Mis labios hablan por sí solos, intento ocultar tanto como puedo el temblor de mi voz.

—No lo hagas —escucho decir. El tono de voz y el semblante del señor Aquiles cambian, se oscurecen—. No te cases te causa es dolor. Mi esposo no quiere que te lo diga, nadie querría. Es solo que no soporto ver el sufrimiento ajeno. Los nobles no son amables, no son dulces, y aunque te amen y llenen de lujos no basta a menos de que tú también los ames. Niña, no, Aletheia. No te mortifiques en vano, tienes una familia que te ama. Máximo no te dirá lo que yo te digo, él es uno de ellos. Es mi hijo y lo amo, pero sus motivos están más allá de cualquier razonamiento. Niña, una vida corta y feliz puede ser mejor que una vida entera en desolación.

Doy un paso hacia atrás. Mi corazón deja de latir. Máximo ha compartido mi secreto con él. Lo sé. Él lo sabe y de seguro todos también. Mi cara se desconfigura y se rompe. Él sonríe. Yo ni siquiera sé qué clase de gesto estoy haciendo.

—Pero dejémonos de frases trascendentales, que eres tan joven —Su expresión regresa a la normalidad—. Y Caesar es un chico encantador, es fácil olvidar quien es en realidad. Seguro serán muy felices juntos. He escuchado como habla de ti.

La despreocupación del hombre me frena antes de hablar. Me convenzo de que su comentario fue algo al azar. Imagino lo mejor y construyo mi fachada de nuevo, más fuerte e imperturbable que antes.

—Es usted muy amable, señor.

—Bueno, vine de mensajero, no para amargarte la tarde—una risilla e escabulle de sus labios—. Para eso basta con mi hijo.

—No tiene usted en muy buen concepto a Máximo. —comento a modo de broma.

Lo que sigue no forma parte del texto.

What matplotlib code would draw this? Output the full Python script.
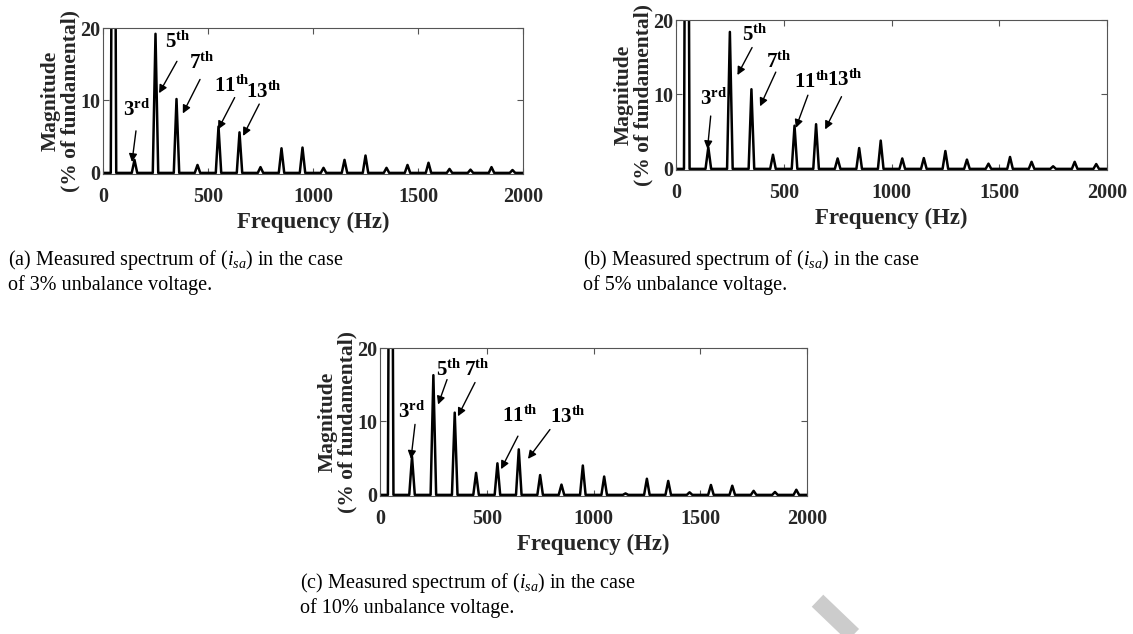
import matplotlib
matplotlib.use('Agg')
import matplotlib.pyplot as plt
from matplotlib.lines import Line2D

plt.rcParams['font.family'] = ['Liberation Serif', 'DejaVu Serif']
plt.rcParams['mathtext.fontset'] = 'custom'
plt.rcParams['mathtext.rm'] = 'Liberation Serif'
plt.rcParams['mathtext.it'] = 'Liberation Serif:italic'
plt.rcParams['mathtext.bf'] = 'Liberation Serif:bold'

# harmonic frequencies (Hz), fundamental first
freqs = [50, 150, 250, 350, 450, 550, 650, 750, 850, 950, 1050,
         1150, 1250, 1350, 1450, 1550, 1650, 1750, 1850, 1950]

# magnitudes (% of fundamental)
mag_3pct = [100, 1.8, 19.2, 10.2, 1.1, 6.4, 5.6, 0.8, 3.4, 3.5, 0.7,
            1.8, 2.4, 0.7, 1.1, 1.4, 0.55, 0.45, 0.8, 0.4]
mag_5pct = [100, 2.9, 18.4, 10.7, 1.9, 5.8, 6.0, 1.4, 2.8, 3.8, 1.4,
            1.45, 2.4, 1.25, 0.7, 1.6, 0.95, 0.35, 0.95, 0.65]
mag_10pct = [100, 5.2, 16.3, 11.2, 3.0, 4.3, 6.2, 2.7, 1.4, 4.0, 2.5,
             0.2, 2.2, 1.9, 0.35, 1.35, 1.25, 0.55, 0.4, 0.7]

harmonic_labels = ['3$^{\\mathbf{rd}}$', '5$^{\\mathbf{th}}$', '7$^{\\mathbf{th}}$',
                   '11$^{\\mathbf{th}}$', '13$^{\\mathbf{th}}$']

captions = [
    ['(a) Measured spectrum of $(i_{sa})$ in the case', 'of 3% unbalance voltage.'],
    ['(b) Measured spectrum of $(i_{sa})$ in the case', 'of 5% unbalance voltage.'],
    ['(c) Measured spectrum of $(i_{sa})$ in the case', 'of 10% unbalance voltage.'],
]

# annotation layout per panel: (text xy, arrow start, arrow tip) in data units
notes_a = [((162, 8.6), (157, 5.8), (138, 1.5)),
           ((357, 18.0), (352, 15.4), (267, 11.0)),
           ((471, 15.2), (462, 12.9), (380, 8.2)),
           ((612, 11.9), (627, 10.4), (548, 6.0)),
           ((766, 11.1), (744, 9.5), (667, 5.1))]
notes_b = [((175, 9.3), (161, 7.1), (146, 2.65)),
           ((364, 17.9), (353, 16.3), (285, 12.6)),
           ((476, 14.3), (463, 13.0), (390, 8.4)),
           ((632, 11.7), (612, 9.9), (556, 5.5)),
           ((785, 11.9), (768, 9.7), (692, 5.3))]
notes_c = [((150, 11.2), (164, 9.6), (145, 4.9)),
           ((323, 17.0), (314, 15.7), (272, 12.3)),
           ((454, 17.0), (445, 15.3), (365, 10.7)),
           ((656, 10.7), (646, 8.0), (567, 3.5)),
           ((880, 10.6), (796, 8.9), (693, 4.9))]


def spectrum(mags, half_width=13):
    # each harmonic drawn as one FFT bin with empty neighbour bins
    x, y = [0], [0]
    for f, m in zip(freqs, mags):
        x += [f - half_width, f, f + half_width]
        y += [0, m, 0]
    x.append(2000)
    y.append(0)
    return x, y


fig = plt.figure(figsize=(11.33, 6.34), dpi=100)

W, H = 1133.0, 634.0
# axes boxes in pixels: left, top, right, bottom
boxes = [(103, 28, 523, 174), (676, 20, 1107, 170), (380, 348, 807, 496)]
spines_col = '#555555'
txt_col = '#262626'

panels = [(mag_3pct, notes_a), (mag_5pct, notes_b), (mag_10pct, notes_c)]

for (l, t, r, b), (mags, notes) in zip(boxes, panels):
    ax = fig.add_axes([l / W, 1 - b / H, (r - l) / W, (b - t) / H])
    x, y = spectrum(mags)
    ax.plot(x, y, color='k', lw=1.8)
    ax.set_xlim(0, 2000)
    ax.set_ylim(-0.15, 20)
    ax.set_xticks([0, 500, 1000, 1500, 2000])
    ax.set_yticks([0, 10, 20])
    ax.tick_params(direction='in', top=True, right=True, length=4,
                   width=0.8, color=spines_col, labelsize=14.5,
                   labelcolor=txt_col)
    ax.tick_params(axis='x', pad=9)
    ax.tick_params(axis='y', pad=2)
    for lab in ax.get_xticklabels() + ax.get_yticklabels():
        lab.set_fontweight('bold')
    for s in ax.spines.values():
        s.set_color(spines_col)
        s.set_linewidth(0.8)
    ax.set_xlabel('Frequency (Hz)', fontsize=16.5, fontweight='bold',
                  color=txt_col, labelpad=4)
    ax.set_ylabel('Magnitude\n(% of fundamental)', fontsize=15.5,
                  fontweight='bold', color=txt_col, linespacing=0.95,
                  labelpad=0)

    for lab, (txy, a0, a1) in zip(harmonic_labels, notes):
        ax.text(txy[0], txy[1], lab, fontsize=15, fontweight='bold',
                ha='center', va='center', color='k')
        ax.annotate('', xy=a1, xytext=a0,
                    arrowprops=dict(arrowstyle='-|>', color='k', lw=1,
                                    mutation_scale=12, shrinkA=0, shrinkB=0))

# captions under each panel (pixel positions of first line)
cap_pos = [(8, 260), (583, 260), (300, 583)]
for (cx, cy), lines in zip(cap_pos, captions):
    fig.text(cx / W, 1 - cy / H, lines[0], fontsize=14.5, color='k',
             ha='left', va='center')
    fig.text(cx / W, 1 - (cy + 25) / H, lines[1], fontsize=14.5, color='k',
             ha='left', va='center')

# light grey draft watermark fragment in the lower right corner
fig.add_artist(Line2D([817.5 / W, 870 / W], [1 - 600.7 / H, 1 - 651 / H],
                      transform=fig.transFigure, color='#cccccc', lw=12,
                      solid_capstyle='butt'))

fig.savefig('out.png', dpi=100)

—Niña, es mi hijo, no un oasis de simpatía. Es buen muchacho, todo un casanova cuando era más joven, pero completamente falto de tacto y emotividad. No creas que todos los nobles son así de intransigentes, esa es una característica de su personalidad que... Olvídalo, es mejor que regresemos. Max quiere llevarme a casa de camino y ¿Cómo rehusarse a pasar tiempo con él?